Tesla Confirms Model 3 Launch

Tesla, as of January 28th, has confirmed the unveiling of their “affordable” $35,000 long range electric car, the Model 3. At least two versions will be available, though Tesla only plans to show one in their display in March. The Model 3 announcement reveals Tesla’s plans to develop more depth and breadth within the electric car market.

Current electric cars in the $30-$40,000 range, though plentiful, exhibit abysmal performance and range numbers. The Nissan Leaf, BMW i3, and Fiat 550e, among others, have a max range around 100 miles. Tesla, on the other hand, projects nearly 250 miles from its new model 3, which will undoubtedly be paired with a better interior than its cramped competitors.

Tesla’s response with the Model 3 and its variants will likely prove to be an important one for the future of the company. Porsche has devoted around $1.1 billion to its production of the Mission E Concept, which will likely produce an astronomically-priced competitor for the Tesla Model S. Ford, meanwhile, will be investing $4.5 billion in electric vehicle research, promising an ambitious 13 new electric cars in their lineup by 2020. Meanwhile, Tesla will attempt to cement itself in the affordable-electric car market before other major manufacturers make their move with a release projected in 2017-8 for the Model 3.
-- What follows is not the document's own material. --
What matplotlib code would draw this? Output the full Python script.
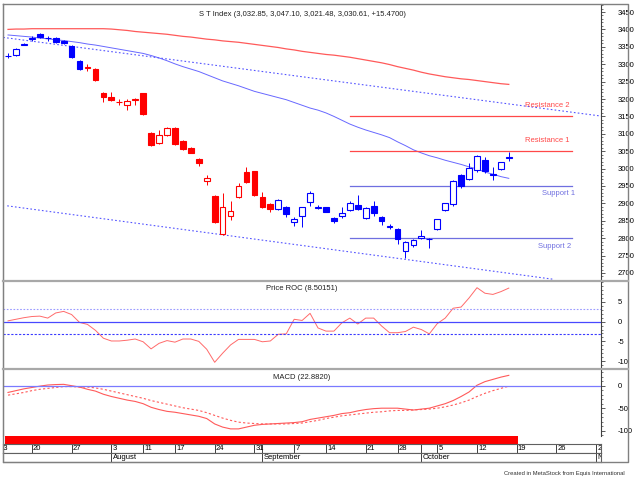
import matplotlib
matplotlib.use("Agg")
import matplotlib.pyplot as plt
from matplotlib.lines import Line2D
import numpy as np
import pandas as pd

plt.rcParams['font.family'] = ['Liberation Sans', 'DejaVu Sans']
plt.rcParams['axes.unicode_minus'] = False

# --- data (STI daily, 14 Jul - 16 Oct 2015) ---
opens = [3323, 3326, 3356, 3373, 3387, 3374, 3375, 3367, 3352, 3310,
         3289, 3286, 3218, 3207, 3191, 3182, 3197, 3216, 3103, 3073,
         3096, 3117, 3079, 3058, 3027, 2964, 2921, 2812, 2864, 2917,
         2989, 2992, 2919, 2898, 2883, 2889, 2847, 2864, 2904, 2888,
         2889, 2857, 2864, 2881, 2895, 2857, 2893, 2862, 2832, 2825,
         2764, 2780, 2800, 2797, 2826, 2881, 2898, 2982, 2969, 2996,
         3025, 2983, 2999, 3032.85]
highs = [3331, 3346, 3360, 3381, 3389, 3381, 3378, 3369, 3354, 3312,
         3300, 3288, 3220, 3220, 3200, 3200, 3202, 3218, 3105, 3110,
         3120, 3119, 3081, 3061, 3031, 2983, 2923, 2931, 2908, 2958,
         3004, 2994, 2934, 2902, 2912, 2892, 2862, 2891, 2936, 2895,
         2891, 2860, 2889, 2906, 2924, 2889, 2908, 2864, 2840, 2830,
         2792, 2797, 2824, 2801, 2856, 2902, 2966, 2985, 3016, 3038,
         3034, 3005, 3020, 3047.10]
lows = [3318, 3325, 3354, 3368, 3376, 3366, 3362, 3358, 3318, 3284,
        3280, 3252, 3192, 3195, 3183, 3168, 3183, 3154, 3065, 3071,
        3094, 3069, 3053, 3044, 3007, 2952, 2845, 2810, 2852, 2915,
        2958, 2922, 2886, 2876, 2881, 2862, 2834, 2833, 2893, 2884,
        2874, 2843, 2857, 2879, 2882, 2855, 2865, 2838, 2826, 2783,
        2744, 2775, 2798, 2772, 2824, 2877, 2892, 2944, 2967, 2990,
        2988, 2966, 2997, 3021.48]
closes = [3325, 3344, 3358, 3375, 3377, 3376, 3363, 3360, 3320, 3286,
          3291, 3255, 3207, 3197, 3192, 3195, 3200, 3157, 3068, 3096,
          3117, 3071, 3055, 3046, 3015, 2972, 2847, 2889, 2877, 2950,
          2962, 2924, 2889, 2883, 2910, 2870, 2854, 2889, 2929, 2890,
          2876, 2850, 2872, 2900, 2884, 2886, 2873, 2850, 2834, 2797,
          2790, 2795, 2805, 2799, 2854, 2900, 2964, 2950, 3001, 3036,
          2993, 2985, 3018, 3030.61]
bar_colors = ['b'] * 10 + ['r'] * 24 + ['b'] * 30

ma_red = [3400, 3401, 3401, 3402, 3402, 3402, 3402, 3402, 3402, 3402,
          3402, 3402, 3402, 3401, 3399, 3397, 3394, 3392, 3390, 3388,
          3386, 3383, 3380, 3378, 3375, 3372, 3370, 3367, 3365, 3363,
          3360, 3357, 3354, 3351, 3348, 3344, 3341, 3337, 3334, 3331,
          3328, 3326, 3323, 3320, 3316, 3312, 3308, 3304, 3299, 3293,
          3288, 3283, 3277, 3272, 3268, 3264, 3261, 3258, 3256, 3253,
          3250, 3247, 3244, 3242]
ma_blue = [3384, 3382, 3380, 3378, 3375, 3373, 3370, 3368, 3365, 3362,
           3358, 3355, 3351, 3347, 3343, 3339, 3335, 3331, 3325, 3318,
           3310, 3301, 3293, 3286, 3279, 3270, 3261, 3252, 3245, 3238,
           3230, 3222, 3216, 3210, 3204, 3198, 3190, 3182, 3174, 3168,
           3160, 3150, 3139, 3128, 3119, 3111, 3104, 3097, 3089, 3077,
           3066, 3054, 3045, 3037, 3031, 3024, 3018, 3012, 3005, 2999,
           2990, 2984, 2977, 2972]

# trend channel end points (bar index, price)
chan_upper_x = [-0.6, 74.6]
chan_upper_y = [3377, 3151]
chan_lower_x = [-0.1, 68.6]
chan_lower_y = [2893, 2682]

levels = [3150, 3050, 2950, 2800]
level_names = ['Resistance 2', 'Resistance 1', 'Support 1', 'Support 2']
level_colors = ['#ff4848', '#ff4848', '#6f6fe0', '#6f6fe0']
label_x = [67.8, 67.8, 69.3, 68.7]
level_start, level_end = 43, 70.9

roc = [0.2, 0.6, 1.0, 1.3, 1.4, 0.9, 2.2, 2.6, 1.8, -0.2,
       -0.7, -2.2, -4.2, -4.9, -4.9, -4.7, -4.4, -5.1, -6.9, -5.5,
       -4.8, -5.2, -4.4, -4.4, -5.0, -7.0, -10.3, -8.0, -5.9, -4.5,
       -4.5, -4.5, -5.1, -4.9, -3.2, -3.1, 0.6, 0.3, 2.1, -1.6,
       -2.4, -2.4, -0.3, 0.9, -0.6, 0.9, 0.9, -1.1, -2.8, -2.8,
       -2.5, -1.4, -2.0, -3.1, -0.5, 0.9, 3.4, 3.7, 6.0, 8.6,
       7.2, 6.9, 7.6, 8.5]
macd = [-15, -11, -7, -4, -1, 1.5, 2.5, 3, 0, -3,
        -8, -12, -19, -24, -28, -32, -35, -40, -48, -53,
        -57, -59, -62, -65, -68, -73, -85, -92, -96, -96,
        -92, -88, -86, -85, -84, -83, -82, -80, -75, -72,
        -69, -66, -62, -60, -56, -53, -51, -50, -50, -50,
        -52, -54, -52, -50, -45, -40, -33, -24, -14, 1,
        9, 14, 19, 23]
signal = [-21, -18, -15, -11, -8, -6, -4, -2, -2, -3,
          -3, -5, -8, -12, -16, -20, -24, -28, -33, -37,
          -41, -45, -49, -52, -55, -60, -66, -72, -77, -81,
          -83, -84, -85, -85, -85, -85, -84, -83, -80, -77,
          -73, -70, -67, -65, -63, -61, -59, -58, -56, -55,
          -55, -54, -53, -52, -50, -47, -43, -38, -32, -24,
          -17, -11, -6, -1]
ribbon = [-0.4, 64.2]

holidays = ['2015-07-17', '2015-08-07', '2015-08-10', '2015-09-11', '2015-09-24']
days = pd.bdate_range('2015-07-13', '2015-11-02')
days = days[~days.isin(pd.to_datetime(holidays))]
day_pos = np.arange(len(days)) - 1   # 14 Jul is bar 0

W, H = 640, 480
fig = plt.figure(figsize=(6.4, 4.8), dpi=100)
fig.patch.set_facecolor('white')


def px_axes(x0, y0, x1, y1):
    return fig.add_axes([x0 / W, 1 - y1 / H, (x1 - x0) / W, (y1 - y0) / H])


def fig_line(xs, ys, **kw):
    fig.add_artist(Line2D([x / W for x in xs], [1 - y / H for y in ys],
                          transform=fig.transFigure, **kw))


XL = (-0.63, 74.6)
fs = 5.5

ax = px_axes(3, 4, 601, 281)
ax_roc = px_axes(3, 281, 601, 369)
ax_macd = px_axes(3, 369, 601, 436)
ax_rib = px_axes(3, 436, 601, 444)
ax_day = px_axes(3, 444, 601, 453)
ax_mon = px_axes(3, 453, 601, 462)

for a in (ax, ax_roc, ax_macd):
    a.set_xlim(*XL)
    a.set_xticks([])
    a.yaxis.tick_right()
    a.tick_params(axis='y', which='major', direction='out', length=3,
                  width=0.6, color='#404040', labelsize=fs, pad=9)
    a.tick_params(axis='y', which='minor', direction='out', length=1.5,
                  width=0.5, color='#404040')
    for s in ('top', 'bottom'):
        a.spines[s].set_visible(False)
    a.spines['left'].set_color('#808080')
    a.spines['right'].set_color('#404040')
    a.spines['right'].set_linewidth(0.8)

# --- price panel ---
x = np.arange(len(closes))
cmap = {'b': '#0000ff', 'r': '#ff0000'}
for i in x:
    c = cmap[bar_colors[i]]
    ax.vlines(i, lows[i], highs[i], color=c, lw=0.7, zorder=3)
    lo, hi = min(opens[i], closes[i]), max(opens[i], closes[i])
    up = closes[i] > opens[i]
    ax.bar(i, max(hi - lo, 0.8), bottom=lo, width=0.72,
           facecolor='white' if up else c, edgecolor=c, lw=0.8, zorder=4)

ax.plot(x, ma_red, color='#ff5a5a', lw=0.9, zorder=2)
ax.plot(x, ma_blue, color='#6868ff', lw=0.7, zorder=2)
ax.plot(chan_upper_x, chan_upper_y, color='#5555ff', lw=0.8, ls=(0, (1.5, 2)), zorder=2)
ax.plot(chan_lower_x, chan_lower_y, color='#5555ff', lw=0.8, ls=(0, (1.5, 2)), zorder=2)
for lv, nm, col, lx in zip(levels, level_names, level_colors, label_x):
    ax.plot([level_start, level_end], [lv, lv], color=col, lw=0.9, zorder=2)
    off = 11 if nm.startswith('Res') else -8
    ax.annotate(nm, (lx, lv), xytext=(0, off), textcoords='offset pixels',
                ha='center', va='center', fontsize=fs, color=col)

ax.set_ylim(2677, 3473)
ax.set_yticks(np.arange(2700, 3451, 50))
ax.set_yticks(np.arange(2680, 3471, 10), minor=True)
ax.set_title('S T Index (3,032.85, 3,047.10, 3,021.48, 3,030.61, +15.4700)',
             fontsize=fs, y=0.975, pad=0, va='top', color='#202020')

# --- ROC panel ---
ax_roc.plot(x, roc, color='#ff6a6a', lw=0.7)
ax_roc.axhline(0, color='#4848ff', lw=0.9)
ax_roc.axhline(3.1, color='#9a9aff', lw=0.8, ls=(0, (1.5, 1.5)))
ax_roc.axhline(-3.1, color='#3a3aff', lw=0.8, ls=(0, (2, 1.5)))
ax_roc.set_ylim(-12.0, 10.3)
ax_roc.set_yticks([5, 0, -5, -10])
ax_roc.set_yticks(np.arange(-12, 11, 1), minor=True)
ax_roc.set_title('Price ROC (8.50151)', fontsize=fs, y=0.95, pad=0, va='top', color='#202020')

# --- MACD panel ---
ax_macd.plot(x, macd, color='#ff5a5a', lw=0.8)
ax_macd.plot(x, signal, color='#ff5a5a', lw=0.8, ls=(0, (2, 2)))
ax_macd.axhline(0, color='#7a7aff', lw=0.9)
ax_macd.set_ylim(-111.8, 37.1)
ax_macd.set_yticks([0, -50, -100])
ax_macd.set_yticks(np.arange(-110, 31, 10), minor=True)
ax_macd.set_title('MACD (22.8820)', fontsize=fs, y=0.93, pad=0, va='top', color='#202020')

# --- red ribbon ---
ax_rib.set_xlim(*XL)
ax_rib.set_ylim(0, 1)
ax_rib.barh(0.5, ribbon[1] - ribbon[0], left=ribbon[0], height=1, color='#ff0000')
ax_rib.axis('off')

# --- date rows ---
for a in (ax_day, ax_mon):
    a.set_xlim(*XL)
    a.set_ylim(0, 1)
    a.set_xticks([])
    a.set_yticks([])
    for s in a.spines.values():
        s.set_color('#606060')
        s.set_linewidth(0.8)

prev_week = None
prev_month = None
for d, p in zip(days, day_pos):
    wk = d.isocalendar()[1]
    if d.month != prev_month:
        if prev_month is not None:
            ax_day.axvline(p, color='#404040', lw=0.7)
            ax_mon.axvline(p, color='#404040', lw=0.7)
            ax_mon.text(p + 0.2, 0.45, d.strftime('%B'), fontsize=fs,
                        va='center', ha='left', clip_on=True)
        prev_month = d.month
    if wk != prev_week:
        ax_day.axvline(p, color='#404040', lw=0.7)
        ax_day.text(p - 0.1 if p < 0 else p + 0.15, 0.45, str(d.day),
                    fontsize=fs, va='center', ha='left', clip_on=True)
        prev_week = wk

# --- frame and separators ---
fig_line([3, 628, 628, 3, 3], [4, 4, 462, 462, 4], color='#808080', lw=1.0)
fig_line([3, 628], [281, 281], color='#a8a8a8', lw=1.6)
fig_line([3, 628], [369, 369], color='#a8a8a8', lw=1.6)
fig.text(625 / W, 1 - 473 / H, 'Created in MetaStock from Equis International',
         fontsize=4.2, ha='right', va='center', color='#303030')

fig.savefig('out.png', dpi=100, facecolor='white')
Tesla Model S interior, for comparison’s sake. 

Tesla Model S interior, for comparison’s sake. 

Utilization of Tesla’s current design language should provide the Model 3 with a dash layout similar to that of both the Model X and Model S, as well as over-the-air software updates that Tesla implemented last year. Apart from the aforementioned electric competitors, the most serious competitor for the Model 3 is the Chevy Bolt, which provides 200 miles of range from an all electric platform with Apple CarPlay as well as a large screen-display, all for $30,000. Chevy is hoping to have more success with the new Bolt, but the Model 3 very well may impede in their desired progress.

In and of itself, the Model 3 isn’t likely to be an earth shattering development. Rather, the importance of this car lies more in Tesla’s decision to expand into a new market, a move that will likely draw more competition and further development. By setting a new range standard for electric cars across the board, Tesla will continue to spur technological innovation as other, larger manufacturers respond. At the moment, creating a wide price-range of electric cars is necessary to secure the future of the electric car. The formation of a large consumer base must be followed by further work in charging infrastructure, as well as extensive research in fast-charging methods. All and all, the Model 3 is another small step towards the future of automotive engineering.